Per agire in modo diverso, bisogna pensare in modo diverso. Se la militanza e la militarizzazione a oltranza, da una parte e dall’altra, non hanno portato alla pace nella sicurezza per Israele e alla nascita di una patria libera per la Palestina, occorre tentare vie diverse. La trasformazione del militantismo palestinese in lotta integralmente nonviolenta per i diritti e la trasformazione della radicata diffidenza degli israeliani verso i palestinesi in fiducia sostanziata di coraggiose concessioni territoriali e politiche non debbono più essere viste come utopie, ma come tentativi alternativi alle politiche condotte fino ad ora. Ovviamente solo autorevoli leader dell’una e dell’altra parte in conflitto possono chiedere al proprio popolo di assumersi i rischi di queste svolte. E prima di proporre questi nuovi percorsi dovrebbero proporre ai due popoli la revisione critica della propria storia, un esame di coscienza approfondito che non si lasci distrarre da pur giuste considerazioni intorno ai propri diritti e intorno alle ingiustizie antiche e recenti subìte.
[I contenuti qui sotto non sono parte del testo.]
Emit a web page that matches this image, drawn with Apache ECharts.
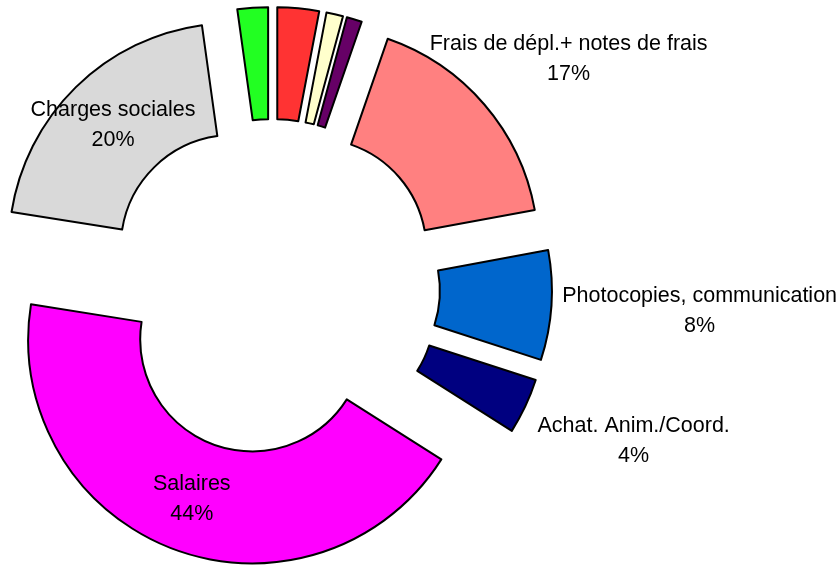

A chi obietta che molte persone potrebbero perdere la vita o i loro beni a causa delle opzioni sopra proposte, la nonviolenza palestinese e le concessioni israeliane, si può rispondere che la via militare percorsa in questi 66 anni non ha certo evitato la perdita di vite e vaste distruzioni. Non è un caso che la citazione di Einstein sia stata fatta da un palestinese nato e vissuto lungamente a Gaza, che lì ha perso tre figlie nel 2009 durante l’Operazione Piombo fuso a causa di un proiettile israeliano. Anziché vendicarsi Abuelaish ha scelto di creare una Fondazione per l’educazione delle ragazze arabe intitolata alla memoria delle figlie tragicamente scomparse. A riprova che un modo diverso di pensare e di agire è possibile.